> What is required
Your answer should consist solely of the lines from the one with "Give me the TikZ source for this diagram." through the one with "(em1f) at (125,88.5)", copied exactly, endpoints included.

> Data for the task

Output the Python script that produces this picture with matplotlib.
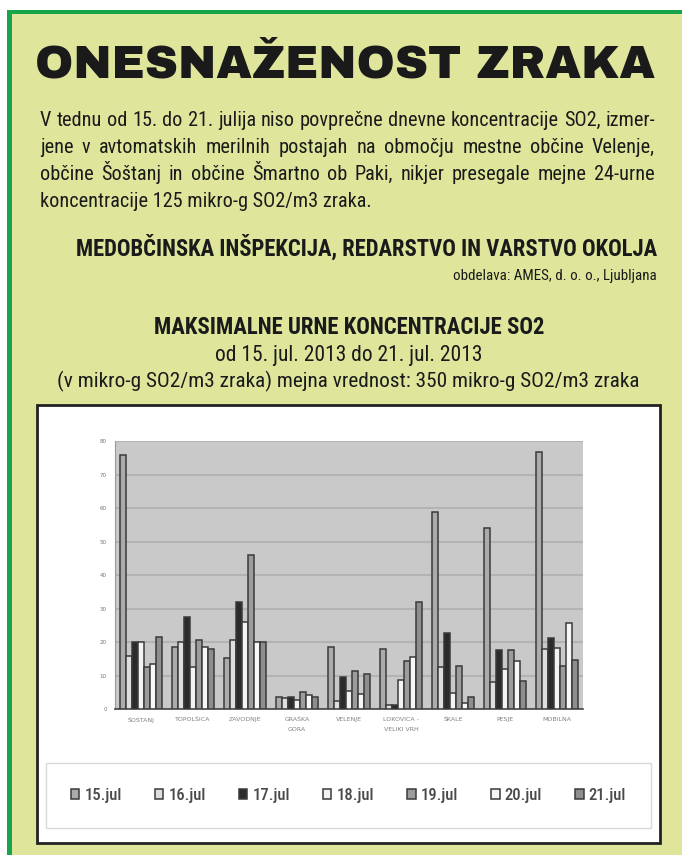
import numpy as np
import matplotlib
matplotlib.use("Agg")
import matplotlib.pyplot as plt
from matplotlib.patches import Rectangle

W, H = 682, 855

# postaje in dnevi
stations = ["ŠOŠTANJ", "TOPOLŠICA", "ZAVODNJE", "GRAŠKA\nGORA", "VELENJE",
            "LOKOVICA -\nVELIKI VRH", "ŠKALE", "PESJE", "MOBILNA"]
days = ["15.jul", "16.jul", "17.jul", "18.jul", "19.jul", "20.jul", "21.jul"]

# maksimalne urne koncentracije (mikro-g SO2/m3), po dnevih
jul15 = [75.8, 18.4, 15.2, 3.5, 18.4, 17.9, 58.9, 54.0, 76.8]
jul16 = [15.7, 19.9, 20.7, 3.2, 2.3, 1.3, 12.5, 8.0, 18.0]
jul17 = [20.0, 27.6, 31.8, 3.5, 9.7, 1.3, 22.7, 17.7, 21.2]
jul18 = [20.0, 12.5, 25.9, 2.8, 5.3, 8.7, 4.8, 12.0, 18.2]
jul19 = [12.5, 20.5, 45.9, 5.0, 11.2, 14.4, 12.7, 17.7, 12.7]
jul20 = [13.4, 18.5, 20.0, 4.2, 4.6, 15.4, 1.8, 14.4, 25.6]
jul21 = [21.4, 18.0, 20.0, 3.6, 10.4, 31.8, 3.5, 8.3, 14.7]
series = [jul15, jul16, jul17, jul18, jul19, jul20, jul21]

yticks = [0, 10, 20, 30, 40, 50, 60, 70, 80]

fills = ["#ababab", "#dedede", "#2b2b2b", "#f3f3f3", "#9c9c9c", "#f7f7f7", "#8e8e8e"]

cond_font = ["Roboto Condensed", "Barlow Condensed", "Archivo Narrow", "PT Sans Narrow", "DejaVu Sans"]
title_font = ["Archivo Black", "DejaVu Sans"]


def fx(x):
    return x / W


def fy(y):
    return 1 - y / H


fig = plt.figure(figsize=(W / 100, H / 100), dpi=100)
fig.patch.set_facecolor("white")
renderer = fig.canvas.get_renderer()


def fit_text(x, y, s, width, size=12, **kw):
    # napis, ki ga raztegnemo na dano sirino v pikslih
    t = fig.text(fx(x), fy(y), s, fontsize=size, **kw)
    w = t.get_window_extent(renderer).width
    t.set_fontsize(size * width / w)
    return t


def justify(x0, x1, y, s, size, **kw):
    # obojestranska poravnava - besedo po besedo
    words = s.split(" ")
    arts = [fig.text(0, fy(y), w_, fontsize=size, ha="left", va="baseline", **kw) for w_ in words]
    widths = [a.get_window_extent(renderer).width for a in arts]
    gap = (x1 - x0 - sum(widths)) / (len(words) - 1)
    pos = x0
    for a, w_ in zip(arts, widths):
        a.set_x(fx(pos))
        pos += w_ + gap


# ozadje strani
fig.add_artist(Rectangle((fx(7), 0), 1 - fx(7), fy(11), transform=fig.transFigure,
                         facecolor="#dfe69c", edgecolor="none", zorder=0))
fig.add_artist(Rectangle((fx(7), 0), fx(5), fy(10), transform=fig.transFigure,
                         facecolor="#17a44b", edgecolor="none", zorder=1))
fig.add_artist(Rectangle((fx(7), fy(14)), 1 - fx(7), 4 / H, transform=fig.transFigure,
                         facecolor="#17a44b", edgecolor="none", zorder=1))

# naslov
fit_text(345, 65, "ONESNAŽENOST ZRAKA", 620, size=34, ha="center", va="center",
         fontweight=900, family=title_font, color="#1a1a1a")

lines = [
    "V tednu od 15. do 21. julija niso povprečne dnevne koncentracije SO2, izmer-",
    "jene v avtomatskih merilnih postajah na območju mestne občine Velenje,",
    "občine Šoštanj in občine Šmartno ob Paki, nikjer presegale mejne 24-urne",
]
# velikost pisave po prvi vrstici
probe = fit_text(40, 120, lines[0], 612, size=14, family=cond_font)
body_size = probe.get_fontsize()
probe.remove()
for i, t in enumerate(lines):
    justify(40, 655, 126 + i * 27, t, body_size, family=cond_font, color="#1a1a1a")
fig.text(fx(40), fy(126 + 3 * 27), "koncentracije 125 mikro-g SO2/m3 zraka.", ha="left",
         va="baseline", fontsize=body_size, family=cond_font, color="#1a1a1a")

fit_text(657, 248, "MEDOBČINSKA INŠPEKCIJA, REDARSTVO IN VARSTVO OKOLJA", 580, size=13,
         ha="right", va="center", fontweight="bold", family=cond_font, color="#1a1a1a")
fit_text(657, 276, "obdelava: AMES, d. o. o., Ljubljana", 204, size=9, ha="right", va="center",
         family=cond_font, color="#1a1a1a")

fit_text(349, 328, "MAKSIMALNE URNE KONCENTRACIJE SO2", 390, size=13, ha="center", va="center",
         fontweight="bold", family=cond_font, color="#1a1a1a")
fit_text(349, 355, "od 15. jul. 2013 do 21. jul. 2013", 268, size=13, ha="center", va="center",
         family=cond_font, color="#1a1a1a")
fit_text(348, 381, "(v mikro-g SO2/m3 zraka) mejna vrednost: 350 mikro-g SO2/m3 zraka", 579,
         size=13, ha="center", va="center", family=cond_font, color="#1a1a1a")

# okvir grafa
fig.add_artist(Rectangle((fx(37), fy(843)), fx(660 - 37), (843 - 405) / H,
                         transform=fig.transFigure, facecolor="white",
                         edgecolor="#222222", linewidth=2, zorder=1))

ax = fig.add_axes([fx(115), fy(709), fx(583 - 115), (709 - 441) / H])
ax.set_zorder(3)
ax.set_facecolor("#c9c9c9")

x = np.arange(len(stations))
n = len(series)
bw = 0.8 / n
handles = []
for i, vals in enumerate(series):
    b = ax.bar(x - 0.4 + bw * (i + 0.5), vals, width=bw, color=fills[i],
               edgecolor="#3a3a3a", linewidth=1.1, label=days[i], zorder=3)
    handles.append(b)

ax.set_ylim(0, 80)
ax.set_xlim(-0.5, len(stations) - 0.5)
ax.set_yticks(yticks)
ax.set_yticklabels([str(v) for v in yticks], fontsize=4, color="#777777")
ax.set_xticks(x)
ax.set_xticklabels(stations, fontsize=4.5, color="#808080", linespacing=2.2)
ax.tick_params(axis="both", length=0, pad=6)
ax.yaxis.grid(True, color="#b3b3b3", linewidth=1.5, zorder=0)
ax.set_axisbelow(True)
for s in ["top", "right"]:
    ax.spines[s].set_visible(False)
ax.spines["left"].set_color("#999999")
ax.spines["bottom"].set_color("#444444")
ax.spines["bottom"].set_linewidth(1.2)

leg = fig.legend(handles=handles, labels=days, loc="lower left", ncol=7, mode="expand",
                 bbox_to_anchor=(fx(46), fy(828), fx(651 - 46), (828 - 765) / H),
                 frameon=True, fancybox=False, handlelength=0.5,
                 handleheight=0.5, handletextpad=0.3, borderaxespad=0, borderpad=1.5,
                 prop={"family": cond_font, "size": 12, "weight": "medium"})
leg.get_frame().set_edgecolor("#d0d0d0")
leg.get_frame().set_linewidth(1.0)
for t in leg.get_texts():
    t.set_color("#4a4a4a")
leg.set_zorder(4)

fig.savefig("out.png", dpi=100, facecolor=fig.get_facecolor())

==

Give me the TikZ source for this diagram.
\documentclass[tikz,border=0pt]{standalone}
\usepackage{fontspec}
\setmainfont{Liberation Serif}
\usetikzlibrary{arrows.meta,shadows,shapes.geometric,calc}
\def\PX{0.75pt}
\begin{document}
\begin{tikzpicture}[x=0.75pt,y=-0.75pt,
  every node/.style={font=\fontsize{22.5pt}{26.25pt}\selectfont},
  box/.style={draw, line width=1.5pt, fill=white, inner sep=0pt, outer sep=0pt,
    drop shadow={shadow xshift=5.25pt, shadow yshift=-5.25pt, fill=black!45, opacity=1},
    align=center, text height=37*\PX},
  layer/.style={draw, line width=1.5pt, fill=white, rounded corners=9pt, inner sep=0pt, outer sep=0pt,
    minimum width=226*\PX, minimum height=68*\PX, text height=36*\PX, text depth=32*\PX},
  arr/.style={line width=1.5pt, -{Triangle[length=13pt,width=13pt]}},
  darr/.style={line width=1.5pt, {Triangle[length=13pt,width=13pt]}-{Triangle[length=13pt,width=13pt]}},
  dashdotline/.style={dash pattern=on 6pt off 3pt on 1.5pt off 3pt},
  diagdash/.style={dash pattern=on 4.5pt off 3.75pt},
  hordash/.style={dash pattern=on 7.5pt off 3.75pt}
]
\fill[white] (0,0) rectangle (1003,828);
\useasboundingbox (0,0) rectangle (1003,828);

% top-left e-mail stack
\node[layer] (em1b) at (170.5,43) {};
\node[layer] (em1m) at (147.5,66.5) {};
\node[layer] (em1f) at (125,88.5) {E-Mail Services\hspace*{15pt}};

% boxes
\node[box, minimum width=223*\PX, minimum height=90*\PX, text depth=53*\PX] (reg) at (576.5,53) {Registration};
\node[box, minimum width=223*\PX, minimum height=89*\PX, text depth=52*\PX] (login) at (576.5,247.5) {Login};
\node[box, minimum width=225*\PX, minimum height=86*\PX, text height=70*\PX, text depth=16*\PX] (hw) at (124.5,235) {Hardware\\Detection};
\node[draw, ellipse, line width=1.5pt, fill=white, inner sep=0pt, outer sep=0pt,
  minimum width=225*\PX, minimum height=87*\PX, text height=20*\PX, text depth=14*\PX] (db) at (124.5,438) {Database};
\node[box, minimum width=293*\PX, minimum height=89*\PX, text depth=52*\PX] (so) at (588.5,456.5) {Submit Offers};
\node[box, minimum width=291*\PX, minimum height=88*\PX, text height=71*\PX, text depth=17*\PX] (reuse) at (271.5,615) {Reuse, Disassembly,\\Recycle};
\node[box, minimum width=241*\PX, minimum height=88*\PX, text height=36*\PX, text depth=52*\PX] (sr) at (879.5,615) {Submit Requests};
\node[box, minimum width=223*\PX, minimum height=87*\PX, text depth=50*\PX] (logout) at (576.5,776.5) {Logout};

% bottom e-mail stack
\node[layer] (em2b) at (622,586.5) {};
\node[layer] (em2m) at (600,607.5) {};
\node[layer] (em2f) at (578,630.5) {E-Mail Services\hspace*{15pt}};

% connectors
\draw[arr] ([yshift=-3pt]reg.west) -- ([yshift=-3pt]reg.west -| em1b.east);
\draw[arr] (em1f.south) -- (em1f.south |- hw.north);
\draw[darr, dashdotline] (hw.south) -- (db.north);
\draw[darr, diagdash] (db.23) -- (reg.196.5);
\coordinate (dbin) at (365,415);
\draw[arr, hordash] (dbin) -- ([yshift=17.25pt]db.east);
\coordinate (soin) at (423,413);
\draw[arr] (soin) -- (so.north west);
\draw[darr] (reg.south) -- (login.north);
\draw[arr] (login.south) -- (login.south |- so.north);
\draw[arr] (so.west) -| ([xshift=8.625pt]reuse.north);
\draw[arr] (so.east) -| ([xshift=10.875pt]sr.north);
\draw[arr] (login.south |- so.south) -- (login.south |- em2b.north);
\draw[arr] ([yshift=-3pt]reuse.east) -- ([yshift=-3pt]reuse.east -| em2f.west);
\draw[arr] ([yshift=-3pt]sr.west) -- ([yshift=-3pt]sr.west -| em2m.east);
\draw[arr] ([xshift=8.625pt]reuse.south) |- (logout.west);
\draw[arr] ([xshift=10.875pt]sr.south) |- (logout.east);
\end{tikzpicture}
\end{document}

> Correct answer
Give me the TikZ source for this diagram.
\documentclass[tikz,border=0pt]{standalone}
\usepackage{fontspec}
\setmainfont{Liberation Serif}
\usetikzlibrary{arrows.meta,shadows,shapes.geometric,calc}
\def\PX{0.75pt}
\begin{document}
\begin{tikzpicture}[x=0.75pt,y=-0.75pt,
  every node/.style={font=\fontsize{22.5pt}{26.25pt}\selectfont},
  box/.style={draw, line width=1.5pt, fill=white, inner sep=0pt, outer sep=0pt,
    drop shadow={shadow xshift=5.25pt, shadow yshift=-5.25pt, fill=black!45, opacity=1},
    align=center, text height=37*\PX},
  layer/.style={draw, line width=1.5pt, fill=white, rounded corners=9pt, inner sep=0pt, outer sep=0pt,
    minimum width=226*\PX, minimum height=68*\PX, text height=36*\PX, text depth=32*\PX},
  arr/.style={line width=1.5pt, -{Triangle[length=13pt,width=13pt]}},
  darr/.style={line width=1.5pt, {Triangle[length=13pt,width=13pt]}-{Triangle[length=13pt,width=13pt]}},
  dashdotline/.style={dash pattern=on 6pt off 3pt on 1.5pt off 3pt},
  diagdash/.style={dash pattern=on 4.5pt off 3.75pt},
  hordash/.style={dash pattern=on 7.5pt off 3.75pt}
]
\fill[white] (0,0) rectangle (1003,828);
\useasboundingbox (0,0) rectangle (1003,828);

% top-left e-mail stack
\node[layer] (em1b) at (170.5,43) {};
\node[layer] (em1m) at (147.5,66.5) {};
\node[layer] (em1f) at (125,88.5) {E-Mail Services\hspace*{15pt}};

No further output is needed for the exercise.